687. New York Subway

In the construction of portions of the rapid transit subways of New York, a traveling center which served also to support a working platform was carried on six wheels running on a track laid on the footing courses of the side walls. This center carried at the side, sections of lagging curved to the required form of the side walls. This lagging was adjusted in place, and braced from the platform or center by means of wedges. Directly behind this traveling center was a similar platform carrying a derrick; and behind this, the traveling center carrying the lagging for the roof. This third platform was jacked up to place the roof lagging at the correct elevation, and firmly supported by wedges.

The concrete was brought in skips on cars that ran on the floor level and stopped beneath the derrick platform. The derrick hoisted the skips through a hole in the platform and placed them on cars on either the side wall or the roof platform, so that the concrete was delivered either to the side wall forms in advance, or the roof forms in the rear as required. The concrete was rammed in a direction transverse to the tunnel axis until the roof was completed, except for a space about five feet wide at the crown. The arch was then keyed by tamping the concrete in from the end of the form. The two platforms carrying the forms were each forty feet long, and the derrick platform was eighteen feet.
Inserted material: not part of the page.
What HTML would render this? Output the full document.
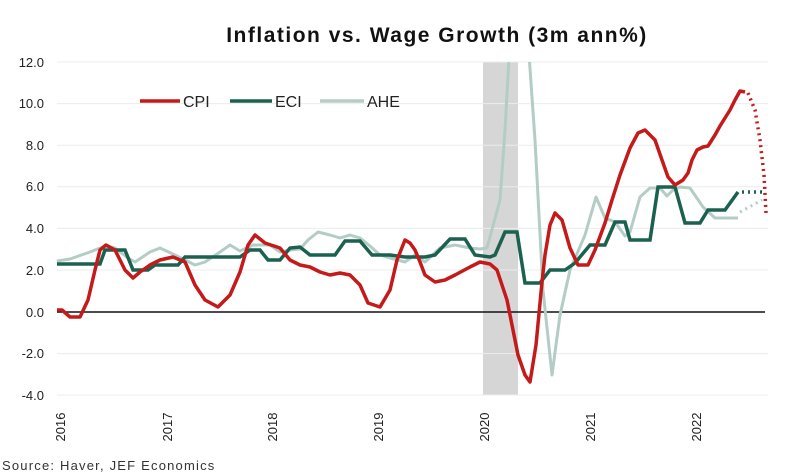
<!DOCTYPE html><html><head><style>body{margin:0;background:#fff}svg{display:block}</style></head><body>
<svg width="796" height="476" viewBox="0 0 796 476" font-family="Liberation Sans, sans-serif">
<text x="437" y="42" text-anchor="middle" font-size="21" font-weight="bold" letter-spacing="1.5" fill="#111">Inflation vs. Wage Growth (3m ann%)</text>
<rect x="483" y="62" width="35" height="333" fill="#d6d6d6"/>
<g stroke="#ececec" stroke-width="1">
<line x1="57" x2="768" y1="62" y2="62"/><line x1="57" x2="768" y1="103.6" y2="103.6"/><line x1="57" x2="768" y1="145.2" y2="145.2"/><line x1="57" x2="768" y1="186.8" y2="186.8"/><line x1="57" x2="768" y1="228.4" y2="228.4"/><line x1="57" x2="768" y1="270" y2="270"/><line x1="57" x2="768" y1="353.6" y2="353.6"/><line x1="57" x2="768" y1="395" y2="395"/></g>
<line x1="57" x2="765" y1="312" y2="312" stroke="#111" stroke-width="1.5"/>
<g font-size="13" fill="#222" text-anchor="end">
<text x="44" y="67">12.0</text><text x="44" y="108">10.0</text><text x="44" y="150">8.0</text><text x="44" y="191">6.0</text><text x="44" y="233">4.0</text><text x="44" y="275">2.0</text><text x="44" y="317">0.0</text><text x="44" y="358">-2.0</text><text x="44" y="400">-4.0</text></g>
<g font-size="13" fill="#222" text-anchor="middle">
<text transform="translate(65,427) rotate(-90)">2016</text><text transform="translate(172,427) rotate(-90)">2017</text><text transform="translate(277,427) rotate(-90)">2018</text><text transform="translate(383,427) rotate(-90)">2019</text><text transform="translate(489,427) rotate(-90)">2020</text><text transform="translate(595,427) rotate(-90)">2021</text><text transform="translate(701,427) rotate(-90)">2022</text></g>
<svg x="0" y="62" width="796" height="340" viewBox="0 62 796 340" overflow="hidden">
<polyline fill="none" stroke="#b3cdc6" stroke-width="3" stroke-linejoin="round" points="57,261 70,259 90,252 105,246 115,248 128,258 135,262 150,252 160,248 175,255 185,260 195,265 205,262 220,252 230,245 240,251 253,245 270,245 280,252 290,250 300,249 308,240 318,232 330,235 340,238 350,235 360,238 370,246 380,255 390,258 405,262 415,255 425,262 440,248 455,245 470,248 480,249 487,248 500,200 505,130 510,40 528,40 535,140 543,290 552,375 560,315 570,270 585,235 596,197 605,218 615,222 625,236 630,232 640,197 650,188 660,188 667,196 673,190 680,187 690,188 703,207 715,218 738,218"/>
</svg>
<polyline fill="none" stroke="#b3cdc6" stroke-width="3" stroke-dasharray="2 4" points="740,212 762,200"/>
<polyline fill="none" stroke="#1b6150" stroke-width="3.5" points="57,264 100,264 105,250 125,250 133,270 148,270 155,265 178,265 185,257 240,257 250,250 260,250 268,260 280,260 290,248 300,247 310,255 335,255 345,241 360,241 372,255 390,255 405,257 425,257 435,255 450,239 465,239 475,255 490,257 495,255 505,232 517,232 525,283 540,283 550,270 565,270 575,263 590,245 605,245 615,222 625,222 630,240 650,240 658,187 675,187 685,223 700,223 708,210 725,210 738,192"/>
<polyline fill="none" stroke="#1b6150" stroke-width="3.5" stroke-dasharray="2 4" points="742,192 762,192"/>
<polyline fill="none" stroke="#c41a1a" stroke-width="3.5" stroke-linejoin="round" points="57,310 62,310 70,317 80,317 88,300 95,270 100,250 106,245 115,250 125,270 133,278 140,272 150,265 160,260 173,257 185,262 195,285 205,300 218,307 230,295 240,272 248,245 255,235 265,243 280,248 290,260 300,265 310,267 320,272 330,275 340,273 350,275 360,285 368,303 380,307 390,290 397,260 405,240 410,243 415,250 420,262 425,275 435,282 445,280 455,275 470,267 480,262 490,264 497,270 502,285 507,300 512,325 518,355 525,375 530,382 536,345 542,282 545,255 550,225 555,213 562,220 570,248 578,265 588,265 595,250 605,223 612,200 620,175 630,148 638,133 645,130 650,135 655,140 662,160 668,177 675,185 683,180 688,173 692,160 697,150 703,147 708,146 715,135 720,126 730,110 735,100 740,91 745,92"/>
<polyline fill="none" stroke="#c41a1a" stroke-width="3.5" stroke-dasharray="2 4" points="748,93 755,110 760,140 764,175 766,213"/>
<line x1="140" x2="180" y1="101" y2="101" stroke="#c41a1a" stroke-width="3.5"/>
<text x="183" y="107" font-size="16" fill="#222">CPI</text>
<line x1="230" x2="272" y1="101" y2="101" stroke="#1b6150" stroke-width="3.5"/>
<text x="275" y="107" font-size="16" fill="#222">ECI</text>
<line x1="320" x2="364" y1="101" y2="101" stroke="#b3cdc6" stroke-width="3.5"/>
<text x="367" y="107" font-size="16" fill="#222">AHE</text>
<text x="2" y="470" font-size="13" letter-spacing="1.2" fill="#333">Source: Haver, JEF Economics</text>
</svg></body></html>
688. The excavated rock was crushed for the concrete on a working platform erected over and around the shaft head. Cars delivered the excavated material at the shaft in steel skips, which were hoisted to the working platform, set on push cars and dumped into bins, from which stone was delivered to the crusher; these cars then passed under the crushed stone bins, were loaded with broken stone, run back to the shaft head, and the broken stone dumped into bins mounted over the mixer. The skips were then lowered into the shafts by the derricks, to be run to the headings and reloaded. The stone and sand were fed to a measuring box by means of a hopper, the measuring box discharging directly into a cubical mixer, which was high enough above the tunnel floor to dump directly into skips on the cars.